━━ Data shown ━━

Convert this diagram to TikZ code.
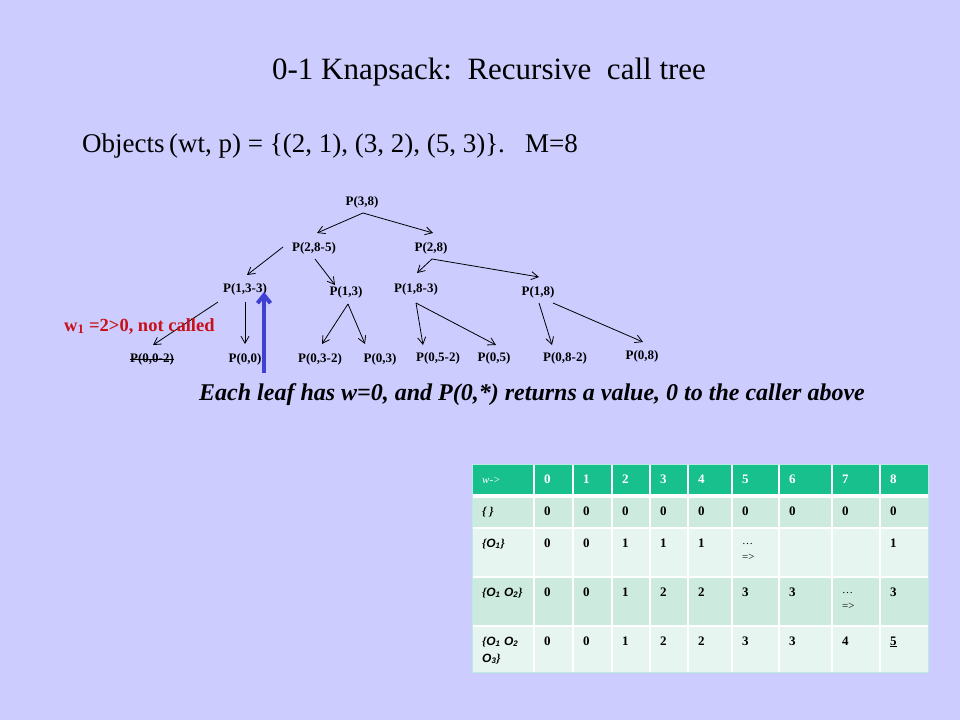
\documentclass[tikz,border=0pt]{standalone}
\usepackage{fontspec}
\setmainfont{Liberation Serif}
\newfontfamily\arsans{Liberation Sans}
\usetikzlibrary{arrows.meta}
\definecolor{bgc}{RGB}{204,204,255}
\definecolor{hdc}{RGB}{24,192,142}
\definecolor{rowdark}{RGB}{204,234,222}
\definecolor{rowlight}{RGB}{230,245,239}
\definecolor{redc}{RGB}{200,16,24}
\definecolor{bluec}{RGB}{64,64,210}
\begin{document}
\begin{tikzpicture}[x=1pt,y=-1pt,
  tn/.style={font=\fontsize{13}{15}\selectfont\bfseries, inner sep=0pt},
  arr/.style={-{Straight Barb[length=7pt,width=8pt]}, line width=0.8pt},
  cell/.style={anchor=base west, inner sep=0pt, font=\fontsize{13}{15}\selectfont\bfseries},
  hcell/.style={cell, text=white},
  lcell/.style={anchor=base west, inner sep=0pt, font=\fontsize{12}{14}\selectfont\bfseries\itshape},
  small/.style={anchor=base west, inner sep=0pt, font=\fontsize{11}{13}\selectfont}]
\fill[bgc] (0,0) rectangle (960,720);
\useasboundingbox (0,0) rectangle (960,720);

% titles
\node[anchor=base, inner sep=0pt, font=\fontsize{31}{37}\selectfont] (title) at (489,79) {0-1 Knapsack:\ \ Recursive\ \ call tree};
\node[anchor=base west, inner sep=0pt, font=\fontsize{27}{32}\selectfont] (objects) at (82,152) {Objects\,(wt, p) = \{(2, 1), (3, 2), (5, 3)\}.\ \ \ M=8};

% tree nodes
\node[tn] (p38)  at (362,202) {P(3,8)};
\node[tn] (p285) at (314,248) {P(2,8-5)};
\node[tn] (p28)  at (431,248) {P(2,8)};
\node[tn] (p133) at (245,289) {P(1,3-3)};
\node[tn] (p13)  at (346,292) {P(1,3)};
\node[tn] (p183) at (416,289) {P(1,8-3)};
\node[tn] (p18)  at (538,292) {P(1,8)};
\node[tn] (p002) at (152,359) {P(0,0-2)};
\node[tn] (p00)  at (245,359) {P(0,0)};
\node[tn] (p032) at (320,359) {P(0,3-2)};
\node[tn] (p03)  at (380,359) {P(0,3)};
\node[tn] (p052) at (438,358) {P(0,5-2)};
\node[tn] (p05)  at (494,358) {P(0,5)};
\node[tn] (p082) at (565,358) {P(0,8-2)};
\node[tn] (p08)  at (642,356) {P(0,8)};
\draw[line width=0.8pt] (p002.west) -- (p002.east);

% tree arrows
\draw[arr] ([shift={(1,11)}]p38.center) -- ([shift={(3,-15)}]p285.center);
\draw[arr] ([shift={(1,11)}]p38.center) -- ([shift={(2,-15)}]p28.center);
\draw[arr] ([shift={(-31,-1)}]p285.center) -- ([shift={(2,-14)}]p133.center);
\draw[arr] ([shift={(1,11)}]p285.center) -- ([shift={(-11,-7)}]p13.center);
\draw[arr] ([shift={(-27,13)}]p133.center) -- ([shift={(1,-14)}]p002.center);
\draw[arr] ([shift={(0,13)}]p133.center) -- ([shift={(0,-15)}]p00.center);
\draw[arr] ([shift={(2,12)}]p13.center) -- ([shift={(2,-15)}]p032.center);
\draw[arr] ([shift={(2,12)}]p13.center) -- ([shift={(-15,-15)}]p03.center);
\draw[arr] ([shift={(1,11)}]p28.center) -- ([shift={(1,-16)}]p183.center);
\draw[arr] ([shift={(1,11)}]p28.center) -- ([shift={(1,-15)}]p18.center);
\draw[arr] ([shift={(0,14)}]p183.center) -- ([shift={(-15,-13)}]p052.center);
\draw[arr] ([shift={(0,14)}]p183.center) -- ([shift={(2,-13)}]p05.center);
\draw[arr] ([shift={(1,11)}]p18.center) -- ([shift={(-13,-13)}]p082.center);
\draw[arr] ([shift={(15,11)}]p18.center) -- ([shift={(1,-14)}]p08.center);

% red note
\node[anchor=base west, inner sep=0pt, text=redc, font=\fontsize{18.5}{22}\selectfont\bfseries] (note) at (64,331) {w\textsubscript{1} =2>0, not called};

% blue arrow
\coordinate (bbase) at (264,373);
\coordinate (btip) at (264,292);
\draw[bluec, line width=4pt, -{Straight Barb[length=8pt,width=13pt]}] (bbase) -- (btip);

% leaf note
\node[anchor=base west, inner sep=0pt, font=\fontsize{24}{28}\selectfont\bfseries\itshape] (leafnote) at (199,400) {Each leaf has w=0, and P(0,*) returns a value, 0 to the caller above};

% table
\fill[hdc] (472,464) rectangle (928,495);
\fill[rowdark] (472,495) rectangle (928,528);
\fill[rowlight] (472,528) rectangle (928,577);
\fill[rowdark] (472,577) rectangle (928,626);
\fill[rowlight] (472,626) rectangle (928,672);
\foreach \x in {534,573,612,650,688,732,779,832,880}
  \draw[white, line width=1.2pt] (\x,464) -- (\x,672);
\foreach \y in {495,528,577,626}
  \draw[white, line width=1.2pt] (472,\y) -- (928,\y);
\draw[white, line width=3pt] (472,496.5) -- (928,496.5);
\draw[white!70!hdc, line width=1pt] (472,464) rectangle (928,672);

% header
\node[lcell, text=white, font=\fontsize{11}{13}\selectfont\itshape] (h0) at (482,483) {w->};
\foreach \x/\t in {544/0,583/1,622/2,660/3,698/4,742/5,789/6,842/7,890/8}
  \node[hcell] at (\x,483) {\t};
% row 1
\node[lcell] (r1) at (482,515) {\{ \}};
\foreach \x in {544,583,622,660,698,742,789,842,890}
  \node[cell] at (\x,515) {0};
% row 2
\node[lcell] (r2) at (482,547) {\{{\arsans O\textsubscript{1}}\}};
\foreach \x/\t in {544/0,583/0,622/1,660/1,698/1,890/1}
  \node[cell] at (\x,547) {\t};
\node[small] at (742,544) {\ldots};
\node[small] at (742,560) {=>};
% row 3
\node[lcell] (r3) at (482,596) {\{{\arsans O\textsubscript{1} O\textsubscript{2}}\}};
\foreach \x/\t in {544/0,583/0,622/1,660/2,698/2,742/3,789/3,890/3}
  \node[cell] at (\x,596) {\t};
\node[small] at (842,593) {\ldots};
\node[small] at (842,609) {=>};
% row 4
\node[lcell] (r4a) at (482,645) {\{{\arsans O\textsubscript{1} O\textsubscript{2}}};
\node[lcell] (r4b) at (482,662) {{\arsans O\textsubscript{3}}\}};
\foreach \x/\t in {544/0,583/0,622/1,660/2,698/2,742/3,789/3,842/4}
  \node[cell] at (\x,645) {\t};
\node[cell] at (890,645) {\underline{5}};
\end{tikzpicture}
\end{document}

━━━

Direction — Please transcribe the material above exactly as written. Leave the pictures out.

Exercise result —
Convert this diagram to TikZ code.
\documentclass[tikz,border=0pt]{standalone}
\usepackage{fontspec}
\setmainfont{Liberation Serif}
\newfontfamily\arsans{Liberation Sans}
\usetikzlibrary{arrows.meta}
\definecolor{bgc}{RGB}{204,204,255}
\definecolor{hdc}{RGB}{24,192,142}
\definecolor{rowdark}{RGB}{204,234,222}
\definecolor{rowlight}{RGB}{230,245,239}
\definecolor{redc}{RGB}{200,16,24}
\definecolor{bluec}{RGB}{64,64,210}
\begin{document}
\begin{tikzpicture}[x=1pt,y=-1pt,
  tn/.style={font=\fontsize{13}{15}\selectfont\bfseries, inner sep=0pt},
  arr/.style={-{Straight Barb[length=7pt,width=8pt]}, line width=0.8pt},
  cell/.style={anchor=base west, inner sep=0pt, font=\fontsize{13}{15}\selectfont\bfseries},
  hcell/.style={cell, text=white},
  lcell/.style={anchor=base west, inner sep=0pt, font=\fontsize{12}{14}\selectfont\bfseries\itshape},
  small/.style={anchor=base west, inner sep=0pt, font=\fontsize{11}{13}\selectfont}]
\fill[bgc] (0,0) rectangle (960,720);
\useasboundingbox (0,0) rectangle (960,720);

% titles
\node[anchor=base, inner sep=0pt, font=\fontsize{31}{37}\selectfont] (title) at (489,79) {0-1 Knapsack:\ \ Recursive\ \ call tree};
\node[anchor=base west, inner sep=0pt, font=\fontsize{27}{32}\selectfont] (objects) at (82,152) {Objects\,(wt, p) = \{(2, 1), (3, 2), (5, 3)\}.\ \ \ M=8};

% tree nodes
\node[tn] (p38)  at (362,202) {P(3,8)};
\node[tn] (p285) at (314,248) {P(2,8-5)};
\node[tn] (p28)  at (431,248) {P(2,8)};
\node[tn] (p133) at (245,289) {P(1,3-3)};
\node[tn] (p13)  at (346,292) {P(1,3)};
\node[tn] (p183) at (416,289) {P(1,8-3)};
\node[tn] (p18)  at (538,292) {P(1,8)};
\node[tn] (p002) at (152,359) {P(0,0-2)};
\node[tn] (p00)  at (245,359) {P(0,0)};
\node[tn] (p032) at (320,359) {P(0,3-2)};
\node[tn] (p03)  at (380,359) {P(0,3)};
\node[tn] (p052) at (438,358) {P(0,5-2)};
\node[tn] (p05)  at (494,358) {P(0,5)};
\node[tn] (p082) at (565,358) {P(0,8-2)};
\node[tn] (p08)  at (642,356) {P(0,8)};
\draw[line width=0.8pt] (p002.west) -- (p002.east);

% tree arrows
\draw[arr] ([shift={(1,11)}]p38.center) -- ([shift={(3,-15)}]p285.center);
\draw[arr] ([shift={(1,11)}]p38.center) -- ([shift={(2,-15)}]p28.center);
\draw[arr] ([shift={(-31,-1)}]p285.center) -- ([shift={(2,-14)}]p133.center);
\draw[arr] ([shift={(1,11)}]p285.center) -- ([shift={(-11,-7)}]p13.center);
\draw[arr] ([shift={(-27,13)}]p133.center) -- ([shift={(1,-14)}]p002.center);
\draw[arr] ([shift={(0,13)}]p133.center) -- ([shift={(0,-15)}]p00.center);
\draw[arr] ([shift={(2,12)}]p13.center) -- ([shift={(2,-15)}]p032.center);
\draw[arr] ([shift={(2,12)}]p13.center) -- ([shift={(-15,-15)}]p03.center);
\draw[arr] ([shift={(1,11)}]p28.center) -- ([shift={(1,-16)}]p183.center);
\draw[arr] ([shift={(1,11)}]p28.center) -- ([shift={(1,-15)}]p18.center);
\draw[arr] ([shift={(0,14)}]p183.center) -- ([shift={(-15,-13)}]p052.center);
\draw[arr] ([shift={(0,14)}]p183.center) -- ([shift={(2,-13)}]p05.center);
\draw[arr] ([shift={(1,11)}]p18.center) -- ([shift={(-13,-13)}]p082.center);
\draw[arr] ([shift={(15,11)}]p18.center) -- ([shift={(1,-14)}]p08.center);

% red note
\node[anchor=base west, inner sep=0pt, text=redc, font=\fontsize{18.5}{22}\selectfont\bfseries] (note) at (64,331) {w\textsubscript{1} =2>0, not called};

% blue arrow
\coordinate (bbase) at (264,373);
\coordinate (btip) at (264,292);
\draw[bluec, line width=4pt, -{Straight Barb[length=8pt,width=13pt]}] (bbase) -- (btip);

% leaf note
\node[anchor=base west, inner sep=0pt, font=\fontsize{24}{28}\selectfont\bfseries\itshape] (leafnote) at (199,400) {Each leaf has w=0, and P(0,*) returns a value, 0 to the caller above};

% table
\fill[hdc] (472,464) rectangle (928,495);
\fill[rowdark] (472,495) rectangle (928,528);
\fill[rowlight] (472,528) rectangle (928,577);
\fill[rowdark] (472,577) rectangle (928,626);
\fill[rowlight] (472,626) rectangle (928,672);
\foreach \x in {534,573,612,650,688,732,779,832,880}
  \draw[white, line width=1.2pt] (\x,464) -- (\x,672);
\foreach \y in {495,528,577,626}
  \draw[white, line width=1.2pt] (472,\y) -- (928,\y);
\draw[white, line width=3pt] (472,496.5) -- (928,496.5);
\draw[white!70!hdc, line width=1pt] (472,464) rectangle (928,672);

% header
\node[lcell, text=white, font=\fontsize{11}{13}\selectfont\itshape] (h0) at (482,483) {w->};
\foreach \x/\t in {544/0,583/1,622/2,660/3,698/4,742/5,789/6,842/7,890/8}
  \node[hcell] at (\x,483) {\t};
% row 1
\node[lcell] (r1) at (482,515) {\{ \}};
\foreach \x in {544,583,622,660,698,742,789,842,890}
  \node[cell] at (\x,515) {0};
% row 2
\node[lcell] (r2) at (482,547) {\{{\arsans O\textsubscript{1}}\}};
\foreach \x/\t in {544/0,583/0,622/1,660/1,698/1,890/1}
  \node[cell] at (\x,547) {\t};
\node[small] at (742,544) {\ldots};
\node[small] at (742,560) {=>};
% row 3
\node[lcell] (r3) at (482,596) {\{{\arsans O\textsubscript{1} O\textsubscript{2}}\}};
\foreach \x/\t in {544/0,583/0,622/1,660/2,698/2,742/3,789/3,890/3}
  \node[cell] at (\x,596) {\t};
\node[small] at (842,593) {\ldots};
\node[small] at (842,609) {=>};
% row 4
\node[lcell] (r4a) at (482,645) {\{{\arsans O\textsubscript{1} O\textsubscript{2}}};
\node[lcell] (r4b) at (482,662) {{\arsans O\textsubscript{3}}\}};
\foreach \x/\t in {544/0,583/0,622/1,660/2,698/2,742/3,789/3,842/4}
  \node[cell] at (\x,645) {\t};
\node[cell] at (890,645) {\underline{5}};
\end{tikzpicture}
\end{document}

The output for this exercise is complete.